Тут на дороге показался путник, он приветливо поздоровался с Францем — это был краснощекий молодой парень, он выглядел усталым, и Франц пригласил его присесть и разделить с ним скромную трапезу. Юный странник тотчас согласился, и оба они превесело пообедали и выпили вино, захваченное Францем из Нюрнберга. Затем незнакомец поведал нашему другу, что он — подмастерье кузнеца и тоже странствует, сейчас он направляется в Нюрнберг, чтобы как следует осмотреть этот достославный город и научиться у его искусных мастеров чему-нибудь полезному для своего ремесла.
— А ваш род занятий каков? — спросил он, закончив свой рассказ.
— Я живописец, — ответил Франц, — и сегодня поутру отправился в странствие из Нюрнберга.
— Живописец? — воскликнул тот. — Значит, вы — из тех, кто малюет картины для церквей и монастырей?
— Верно, — ответил Франц. — Мой хозяин написал их изрядное число.
— О, — сказал кузнец, — мне всегда хотелось понаблюдать такого человека за работой! Я ведь и вообразить себе этого не могу. Мне всегда казалось, что картины в церквах очень древние и что сейчас уж нет таких людей, которые умеют делать их.

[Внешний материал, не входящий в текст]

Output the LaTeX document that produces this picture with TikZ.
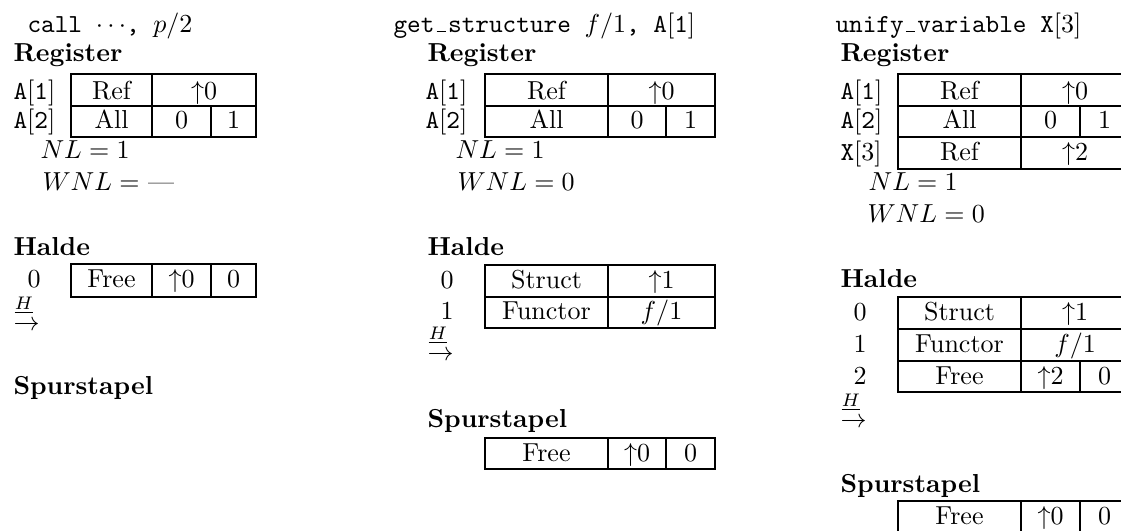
\documentclass[tikz,border=0pt]{standalone}
\newcommand\lowbar{\hbox to 5.25pt{\hss\vbox{\hrule width 3.6pt}\hss}}
\newcommand\reg[2]{\texttt{#1}[\texttt{#2}]}
\newcommand\hptr{\rlap{\hspace{0.4pt}$\scriptstyle\underline{H}$}\raisebox{-8.2pt}{$\rightarrow$}}
\begin{document}
\begin{tikzpicture}[x=0.3846pt,y=-0.3846pt,
  tbl/.style={line width=0.75pt},
  lbl/.style={anchor=base west, inner sep=0pt},
  ctext/.style={anchor=base, inner sep=0pt},
  hmark/.style={anchor=base west, inner sep=0pt},
  head/.style={anchor=base west, inner sep=0pt, font=\bfseries}]
\useasboundingbox (0,0) rectangle (1121,530);
\clip (0,0) rectangle (1121,530);

% ---------------- Column 1 ----------------
\node[lbl] (t1) at (27,32) {\texttt{call $\cdots$, $p/2$}};
\node[head] (r1) at (13,61) {Register};
\node[lbl] (r1a1) at (13,99) {\reg{A}{1}};
\node[lbl] (r1a2) at (13,128) {\reg{A}{2}};
\draw[tbl] (71,74) rectangle (256,137);
\draw[tbl] (71,106) -- (256,106);
\draw[tbl] (152,74) -- (152,137);
\draw[tbl] (211,106) -- (211,137);
\node[ctext] (c1a) at (111.5,99) {Ref};
\node[ctext] (c1b) at (204,99) {$\uparrow$0};
\node[ctext] (c1c) at (111.5,128) {All};
\node[ctext] (c1d) at (181.5,128) {0};
\node[ctext] (c1e) at (233.5,128) {1};
\node[lbl] (nl1) at (40,158) {$NL = 1$};
\node[lbl] (wnl1) at (42,190) {$WNL = $ \textemdash};
\node[head] (h1) at (13,255) {Halde};
\node[ctext] (h1l0) at (34,287) {0};
\draw[tbl] (71,264) rectangle (256,297);
\draw[tbl] (152,264) -- (152,297);
\draw[tbl] (211,264) -- (211,297);
\node[ctext] (h1a) at (111.5,287) {Free};
\node[ctext] (h1b) at (181.5,287) {$\uparrow$0};
\node[ctext] (h1c) at (233.5,287) {0};
\node[hmark] (H1) at (13,309) {\hptr};
\node[head] (s1) at (13,394) {Spurstapel};

% ---------------- Column 2 ----------------
\node[lbl] (t2) at (393,32) {\texttt{get\lowbar structure }$f/1$\texttt{, A}[\texttt{1}]};
\node[head] (r2) at (427,61) {Register};
\node[lbl] (r2a1) at (425,99) {\reg{A}{1}};
\node[lbl] (r2a2) at (425,128) {\reg{A}{2}};
\draw[tbl] (485,74) rectangle (715,137);
\draw[tbl] (485,106) -- (715,106);
\draw[tbl] (608,74) -- (608,137);
\draw[tbl] (666,106) -- (666,137);
\node[ctext] (c2a) at (546.5,99) {Ref};
\node[ctext] (c2b) at (661.5,99) {$\uparrow$0};
\node[ctext] (c2c) at (546.5,128) {All};
\node[ctext] (c2d) at (637,128) {0};
\node[ctext] (c2e) at (690.5,128) {1};
\node[lbl] (nl2) at (455,158) {$NL = 1$};
\node[lbl] (wnl2) at (457,190) {$WNL = 0$};
\node[head] (h2) at (427,255) {Halde};
\node[ctext] (h2l0) at (447,288) {0};
\node[ctext] (h2l1) at (447,319) {1};
\draw[tbl] (485,265) rectangle (715,328);
\draw[tbl] (485,297) -- (715,297);
\draw[tbl] (608,265) -- (608,328);
\node[ctext] (h2a) at (546.5,288) {Struct};
\node[ctext] (h2b) at (661.5,288) {$\uparrow$1};
\node[ctext] (h2c) at (546.5,319) {Functor};
\node[ctext] (h2d) at (661.5,319) {$f/1$};
\node[hmark] (H2) at (427,339) {\hptr};
\node[head] (s2) at (427,427) {Spurstapel};
\draw[tbl] (485,438) rectangle (715,469);
\draw[tbl] (608,438) -- (608,469);
\draw[tbl] (666,438) -- (666,469);
\node[ctext] (s2a) at (546.5,461) {Free};
\node[ctext] (s2b) at (637,461) {$\uparrow$0};
\node[ctext] (s2c) at (690.5,461) {0};

% ---------------- Column 3 ----------------
\node[lbl] (t3) at (835,32) {\texttt{unify\lowbar variable X}[3]};
\node[head] (r3) at (840,61) {Register};
\node[lbl] (r3a1) at (840,99) {\reg{A}{1}};
\node[lbl] (r3a2) at (840,128) {\reg{A}{2}};
\node[lbl] (r3x3) at (840,160) {\texttt{X}[3]};
\draw[tbl] (898,74) rectangle (1129,169);
\draw[tbl] (898,106) -- (1129,106);
\draw[tbl] (898,137) -- (1129,137);
\draw[tbl] (1021,74) -- (1021,169);
\draw[tbl] (1080,106) -- (1080,137);
\node[ctext] (c3a) at (959.5,99) {Ref};
\node[ctext] (c3b) at (1075,99) {$\uparrow$0};
\node[ctext] (c3c) at (959.5,128) {All};
\node[ctext] (c3d) at (1050.5,128) {0};
\node[ctext] (c3e) at (1104.5,128) {1};
\node[ctext] (c3f) at (959.5,160) {Ref};
\node[ctext] (c3g) at (1075,160) {$\uparrow$2};
\node[lbl] (nl3) at (868,190) {$NL = 1$};
\node[lbl] (wnl3) at (867,222) {$WNL = 0$};
\node[head] (h3) at (840,287) {Halde};
\node[ctext] (h3l0) at (860,320) {0};
\node[ctext] (h3l1) at (860,352) {1};
\node[ctext] (h3l2) at (860,384) {2};
\draw[tbl] (898,297) rectangle (1129,392);
\draw[tbl] (898,329) -- (1129,329);
\draw[tbl] (898,361) -- (1129,361);
\draw[tbl] (1021,297) -- (1021,392);
\draw[tbl] (1080,361) -- (1080,392);
\node[ctext] (h3a) at (959.5,320) {Struct};
\node[ctext] (h3b) at (1075,320) {$\uparrow$1};
\node[ctext] (h3c) at (959.5,352) {Functor};
\node[ctext] (h3d) at (1075,352) {$f/1$};
\node[ctext] (h3e) at (959.5,384) {Free};
\node[ctext] (h3f) at (1050.5,384) {$\uparrow$2};
\node[ctext] (h3g) at (1104.5,384) {0};
\node[hmark] (H3) at (840,406) {\hptr};
\node[head] (s3) at (840,492) {Spurstapel};
\draw[tbl] (898,501) rectangle (1129,533);
\draw[tbl] (1021,501) -- (1021,533);
\draw[tbl] (1080,501) -- (1080,533);
\node[ctext] (s3a) at (959.5,524) {Free};
\node[ctext] (s3b) at (1050.5,524) {$\uparrow$0};
\node[ctext] (s3c) at (1104.5,524) {0};
\end{tikzpicture}
\end{document}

— Напротив, — возразил Франц, — искусство достигло теперь высоты, неведомой ему ранее, я решусь утверждать, что, как пишут теперь, не умел писать никто из прежних мастеров, манера сейчас благороднее, рисунок точнее и проработка отдельных частей тщательнее, так что на нынешних картинах изображения несравненно более похожи на живых людей, чем прежде.
— И этим можно прокормиться? — спросил кузнец.
— Я надеюсь, — ответил Франц, — что смогу прожить, занимаясь своим искусством.
— Да ведь в сущности все равно нет от него никакой пользы, — продолжал кузнец.
— Как посмотреть, — возразил Франц, до глубины души возмущенный этими словами. — Картины радуют человеческий глаз и душу, они приумножают славу господню, поддерживают веру, чего же больше требовать от благородного искусства?
— Я хочу сказать, — продолжал подмастерье, не обратив особого внимания на его слова, — что в отличие от моего кузнечного ремесла без этого можно и обойтись и ничего страшного не случилось бы — ни войны, ни дороговизны, ни недорода, и обыденная жизнь людей шла бы своим чередом; и потому мне сдается, что у вас должно быть все же неспокойно на душе, ведь вы не можете быть уверены, что всегда найдете работу.
На это Франц не знал как ответить и промолчал, он никогда еще не задумывался над тем, полезно ли людям его занятие, а просто отдавался своему влечению. Его огорчало, если кто-то сомневался в высокой ценности искусства, но он не знал, как опровергнуть его слова.
— А ведь святой апостол Лука тоже был живописцем{6}! — вскричал он наконец.
— Правда? — сказал кузнец, чрезвычайно удивленный. — Я и не знал, что это ремесло такое древнее.
— Разве не захотелось бы вам, — продолжал Франц с пылающими щеками, — будь у вас горячо любимый друг или отец, с которым, отправляясь в многолетнее странствование, вы должны были бы надолго разлучиться, разве не захотелось бы вам иметь с собой хотя бы портрет, который был бы у вас перед глазами и воскрешал в памяти игру любимого лица и каждое некогда сказанное слово? Разве не прекрасно хотя бы в виде такого подражания, созданного при помощи красок, обладать тем, что нам дорого?